Sebelum dikeluarkan undang-undang No.4 tahun1996 hipotik berlaku untuk benda tidak bergerak termasuk tanah namun sejak di keluarkan undang-undang No.4 tahun1996 tentang hak tanggungan atas tanah berserta benda-benda yang berkaitan dengan tanah dinyatakan tidak berlaku lagi. Dengan berlakunya undang-undang HT maka obyek hipotik hanya meliputi hal berikut :
- Kapal laut dengan bobot 20 m³ ke atas berdasarkan pasal 509 KUH perdata, pasal 314 ayat 4 KUH dagang dan undang-undang N0.12 tahun 1992 tentang pelayaran sementara itu kapal berdasarkan pasal 509 KUH perdata menurut sifatnya adalah benda bergerak karena bisa berpindah atau dipindahkan sedangkan berdasarkan pasal 510 KUH perdata kapal-kapal, perahu-perahu, perahu tambang, gilingan-gilingan dan tempat pemandian yang di pasang di perahu atau berdiri terlepas dan benda-benda sejenis itu adalah benda bergerak.

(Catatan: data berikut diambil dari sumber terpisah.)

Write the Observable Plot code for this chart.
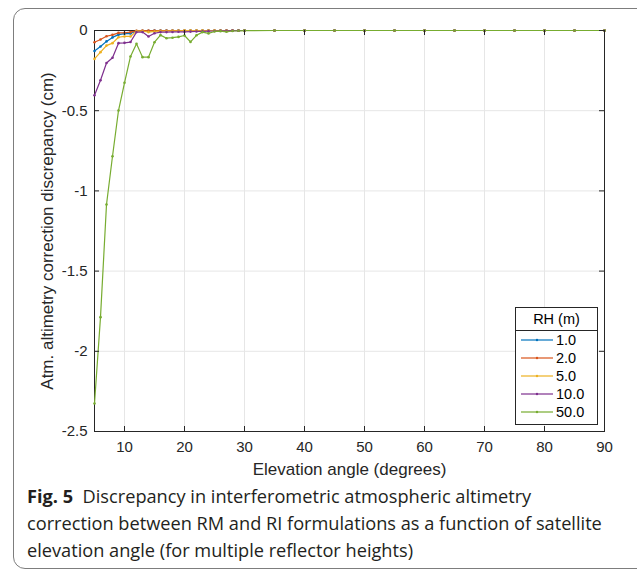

kapal terbang dan helikopter berdasarkan undang-undang No. 15 tahun 1992 tentang penerbangan dalam hukum perdata status hukum pesawat udara adalah benda tidak bergerak, dengan demikian setiap pesawat terbang dan helikopter dioperasikan harus mempunyai tanda pendaftaran yang berlaku di Indonesia.